Wayward Strand has been nominated for numerous awards for its innovative design and storytelling.(Supplied: Ghost Pattern)

Games for everyone

Since the first computer games were developed in the 1950s, digital game play has expanded to encompass a broad definition of interactive user experiences, including the development of social connections.

Once belittled as the domain of bored dexterous teenage boys seeking target practice, digital games now span everything from puzzles, to educational training exercises, to immersive multiplayer worlds and virtual AI realities, which place the player at the centre of an unfolding narrative scenario.

Jennifer Lade, a senior lecturer in game design at RMIT since 2005, said there has been a cultural shift in game design, with more collaborative, diverse teams catering to all ages and demographics — such as young children and seniors.     
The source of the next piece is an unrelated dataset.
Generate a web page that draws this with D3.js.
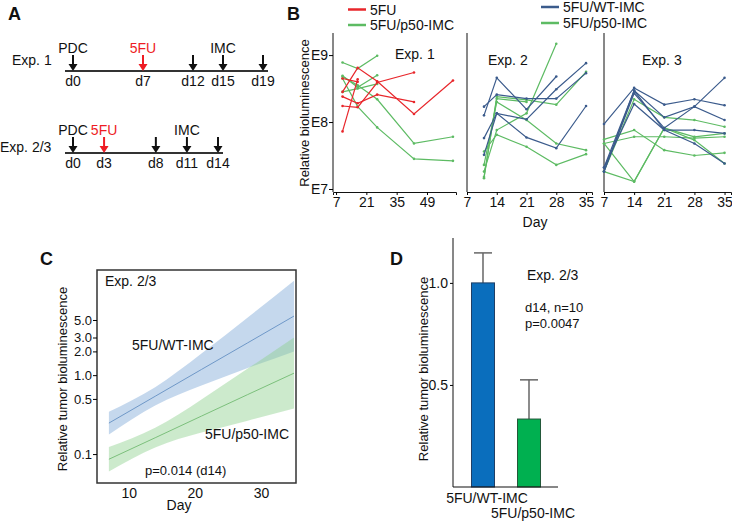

“Melbourne has developed an international reputation for producing independent, or ‘indie’, games that have been developed by small teams and reached global audiences,” she said, citing Untitled Goose Game, the Frog Detective series and Heavenly Bodies as examples.

“Indie games are typically more experimental in their approach to the stories they tell and reflect contemporary culture and the diversity of those who make and play games.”

Dr Lade said such games can provide a great bridge between generations, creating a common interest and helping to develop technical proficiency.

“In selecting games to share, consideration can be given to how long it takes to complete the game, the complexity of the rules and the player skills that are required,” she said.

Women designers time to shine  

Dr Lade said women were bringing new perspectives to all areas of game development including programming and character design, as female audiences continued to expand across the globe.

“From the hyper-sexualised characters such as the early days of Lara Croft we can now play as the annoying goose in the Untitled Goose game, or the quirky inhabitants of the aged care airship in Wayward Strand,” she said.

Art director Marigold Bartlett said the multi-linear narrative style of Wayward Strand was influenced by the interactive theatre piece Sleep No More, the late 1990s adventure game The Last Express, and the graphic novel Building Stories, by Chris Ware.

Ms Bartlett, who has a passion for drawing, cartoons and visual art, said she was introduced to gaming from a young age by her three older brothers.

Being raised on computers naturally led her to exploring digital art, and eventually studying game design at RMIT University in 2012.

“Turns out that game design is a really interesting field with a lot of opportunity to express your creativity,” she said.

Having designed the game’s cartoon aesthetic, Ms Bartlett insisted that every frame in Wayward Strand be crafted with the intricate detail of an illustrated children’s book.

“There’s not a lot of women in this industry. We’re under 20 per cent of the industry in Australia, but it’s growing,” she said, noting Wayward Strand’s development team was comprised of over 50 per cent women.

Casey chating with nurse at nurse station

Navigating the decks of the airship, Casey interacts with nursing staff to write an article for her school newspaper.(Supplied: Ghost Pattern )

With the Department of Foreign Affairs and Trade predicting that the global digital games industry will be worth $294 billion in 2024, Ms Bartlett believes an exciting era lies ahead for game development in Australia.

“I’m hoping that Wayward Strand and all of the other amazing Australian indie games that are being made at the moment are going to provide a bit of a doorway for people who might not have previously been into games, to come in,” she said.